The third day at North Coast was by far one of the best, strongest and most thrilling days! I had a packed itinerary and I was going back and forth, back and forth jetting through amazingly strong acts all day.
I started off right away with Benny Benassi. Benny, for someone who has been in the “game” for such a long amount of time, was so energetic, fun, and overall proud of being there. He was signing beach balls, dancing, smiling, videotaping and even wrote a thank you to all his fans on his Mac towards the end of his set. He did not dissapoint at all especially with “New York City Boy” by the Pet Shop Boys and “House Nation” by The HouseMaster Boyz. For a small afternoon set, the crowd was extremely intense as opposed to the past two days. Let’s not forget “Satisfaction” which really just pushed the entire set over the edge.
Afterwards Mayer Hawthorne really helped relax a crowd which possibly by this point had experienced a ton of dance music. It was just nice to sit on a bench and have “Gangster Love” make me feel like I could breath. I really enjoyed some of the parts where it was nodding to jam bands. The crowd was especially excited to just see someone a bit different than Hip-Hop, Dance and Jam Bands.
After Mayer I headed over to Green Velvet who had a live set and just destroyed, annihilated, put to shame most of the sets that gone on. From the juke dancers, to the singing, the beats, the energy. Every single thing was just pushing and pushing this amazing Chicago sound through and through. When the set got to “La La Land” it was clear that Green Velvet and the crew gave a lot of people a run for their money. They even played “Percolator”! I was once sitting through someone just tearing Chicago House as something old and bland. Green Velvet made it obvious that (in a city where most people do not understand the global contributions Chicago has made to dance music) it is a phenomenal out of body experience to live through a classic set, let alone just watch a performer have so much power over people. Every single person, even the security, was moving along to the beats.
After Green Velvet, I caught a little bit of Lupe Fiasco who performed “Kick, Push” and “Superstar”. After Lupe ended, Nas and Damian Marley just lit the earth on fire with peace, love and harmony. Not to mention several sing alongs amongst a tired and drunk crowd. Watching them backstage, made me feel extremely lucky not to only be able to experience such amazing performers throughout the three days but also made me realize how little Chicago is represented at Pitchfork and Lolla. The entire weekend went without one glitch, security was spot on, no noise bleeding and all the acts were spot on for the audience that came out. It was nice to finally give dance music the respect it deserved especially with the light shows and large stages they were playing in as opposed to one small area.

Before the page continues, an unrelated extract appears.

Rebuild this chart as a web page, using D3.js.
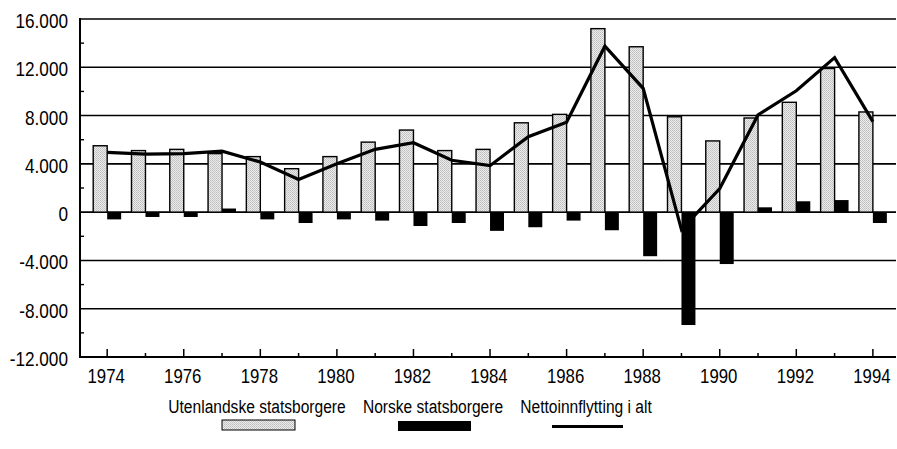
<!DOCTYPE html>
<html>
<head>
<meta charset="utf-8">
<script src="https://cdn.jsdelivr.net/npm/d3@7"></script>
<style>
  html, body { margin: 0; padding: 0; background: #fff; }
  svg { display: block; }
  text { font-family: "Liberation Sans", Arial, Helvetica, sans-serif; fill: #000; }
</style>
</head>
<body>
<script>
const years = d3.range(1974, 1995);
const utenlandske = [5500,5100,5200,4850,4600,3600,4600,5800,6800,5100,5200,7400,8100,15200,13700,7900,5900,7800,9100,11900,8300];
const norske = [-600,-400,-400,300,-600,-900,-600,-700,-1150,-900,-1550,-1250,-700,-1500,-3650,-9350,-4300,400,900,1000,-900];
const netto = [4950,4800,4850,5050,4150,2700,4000,5200,5750,4300,3850,6250,7450,13750,10250,-1450,1950,8050,10050,12800,7500];
const yTicks = [-12000,-8000,-4000,0,4000,8000,12000,16000];
const yTickLabels = ["-12.000","-8.000","-4.000","0","4.000","8.000","12.000","16.000"];
const xTicks = [1974,1976,1978,1980,1982,1984,1986,1988,1990,1992,1994];
const legendLabels = ["Utenlandske statsborgere", "Norske statsborgere", "Nettoinnflytting i alt"];

const W = 897, H = 449;
const svg = d3.select("body").append("svg").attr("width", W).attr("height", H);

const defs = svg.append("defs");
const pat = defs.append("pattern").attr("id","stip").attr("patternUnits","userSpaceOnUse")
  .attr("width",2).attr("height",2);
pat.append("rect").attr("width",2).attr("height",2).attr("fill","#ececec");
pat.append("rect").attr("width",1).attr("height",1).attr("fill","#bdbdbd");
pat.append("rect").attr("x",1).attr("y",1).attr("width",1).attr("height",1).attr("fill","#c8c8c8");

const x = d3.scaleLinear().domain([1973.29, 1994.63]).range([80, 897]);
const y = d3.scaleLinear().domain([-12000, 16000]).range([357, 19]);
const bw = x(1974.365) - x(1974);

// gridlines
svg.append("g").selectAll("line").data(yTicks.filter(d => d !== -12000)).join("line")
  .attr("x1", 80).attr("x2", 896).attr("y1", d => y(d)).attr("y2", d => y(d))
  .attr("stroke", "#000").attr("stroke-width", 1.6);

// gray bars
svg.append("g").selectAll("rect").data(years).join("rect")
  .attr("x", (d) => x(d) - bw).attr("width", bw)
  .attr("y", (d,i) => y(Math.max(0, utenlandske[i])))
  .attr("height", (d,i) => Math.abs(y(utenlandske[i]) - y(0)))
  .attr("fill", "url(#stip)").attr("stroke", "#000").attr("stroke-width", 1.4);

// black bars
svg.append("g").selectAll("rect").data(years).join("rect")
  .attr("x", d => x(d)).attr("width", bw)
  .attr("y", (d,i) => y(Math.max(0, norske[i])))
  .attr("height", (d,i) => Math.abs(y(norske[i]) - y(0)))
  .attr("fill", "#000");

// line
const line = d3.line().x((d,i) => x(years[i])).y(d => y(d));
svg.append("path").datum(netto).attr("d", line)
  .attr("fill","none").attr("stroke","#000").attr("stroke-width",3.2).attr("stroke-linejoin","miter");

// axes
svg.append("line").attr("x1",80).attr("x2",80).attr("y1",18).attr("y2",358).attr("stroke","#000").attr("stroke-width",2);
svg.append("line").attr("x1",79).attr("x2",896).attr("y1",357).attr("y2",357).attr("stroke","#000").attr("stroke-width",2);

// y minor ticks
svg.append("g").selectAll("line").data(d3.range(-10000, 16000, 4000)).join("line")
  .attr("x1",80).attr("x2",84).attr("y1",d=>y(d)).attr("y2",d=>y(d)).attr("stroke","#000").attr("stroke-width",1.4);

// x ticks
svg.append("g").selectAll("line").data(years).join("line")
  .attr("x1",d=>x(d)).attr("x2",d=>x(d)).attr("y1",357)
  .attr("y2",d => (d % 2 === 0) ? 349 : 353)
  .attr("stroke","#000").attr("stroke-width",1.5);

// y labels (narrowed)
svg.append("g").selectAll("text").data(yTicks).join("text")
  .attr("transform", d => `translate(68,${y(d) + 9}) scale(0.86,1)`)
  .attr("text-anchor","end").attr("font-size", 20)
  .text((d,i) => yTickLabels[i]);

// x labels
svg.append("g").selectAll("text").data(xTicks).join("text")
  .attr("transform", d => `translate(${x(d) - 1},383) scale(0.84,1)`)
  .attr("text-anchor","middle").attr("font-size", 20)
  .text(d => d);

// legend
const lg = svg.append("g");
const lx = [257, 433, 586];
lg.selectAll("text").data(legendLabels).join("text")
  .attr("transform",(d,i)=>`translate(${lx[i]},413) scale(0.82,1)`)
  .attr("text-anchor","middle").attr("font-size",19)
  .text(d=>d);
lg.append("rect").attr("x",222).attr("y",420).attr("width",73).attr("height",10)
  .attr("fill","url(#stip)").attr("stroke","#000").attr("stroke-width",1);
lg.append("rect").attr("x",398).attr("y",421).attr("width",73).attr("height",10).attr("fill","#000");
lg.append("line").attr("x1",552).attr("x2",623).attr("y1",426.5).attr("y2",426.5).attr("stroke","#000").attr("stroke-width",3);
</script>
</body>
</html>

Would I come back to North Coast, yes. Why? Because it took a first year festival to finally give Chicago some love and tied together the loose ends Lolla and Pitchfork failed to tie. My only recommendation would be to book Cher next year.
Enjoy this video summary I took on my Digital Harinezumi, I shoot with film so “high” quality photographs will not be up until after the festival.


























Chris is wrong. This is an excellent review, minus the Benny Benassi part :)
I had never seen or even heard a Green Velvet song (so I thought, I obviously had heard Perculator and probably a few others, just didn’t know they were his). I agree with every word written about him in this review. It was hands down the best set of the festival. I only wish it went the full hour because I was having a blast.
Went to the Green Velvet/Claude Van Stroke afterparty, and it was even more house heaven. I was in ridiculously poor shape after 2 days of enjoying all the merriments of the festivites, but this music fired me right back up.
You didn’t even have a chance to see holy ghost!? flying lotus? claude vonstroke? disco biscuits? which were pretty much the main reasons why everyone came. nas and damian marley was of course full of love but strictly over the top demanding everyone to come to their stage with the sheer volume of their music which could be heard from the exits( even clouding the sound from other stages) and could not help but notice that NAS looked exactly like Jay-Z with an oversized yankees cap covering his face and a white tee. Lupe was poor and noisy backed up tremendously by his hype men and mayer hawthorne (bless his talented heart) was in fact kinda boring for the rest of the festival. Bad job covering this event my boy.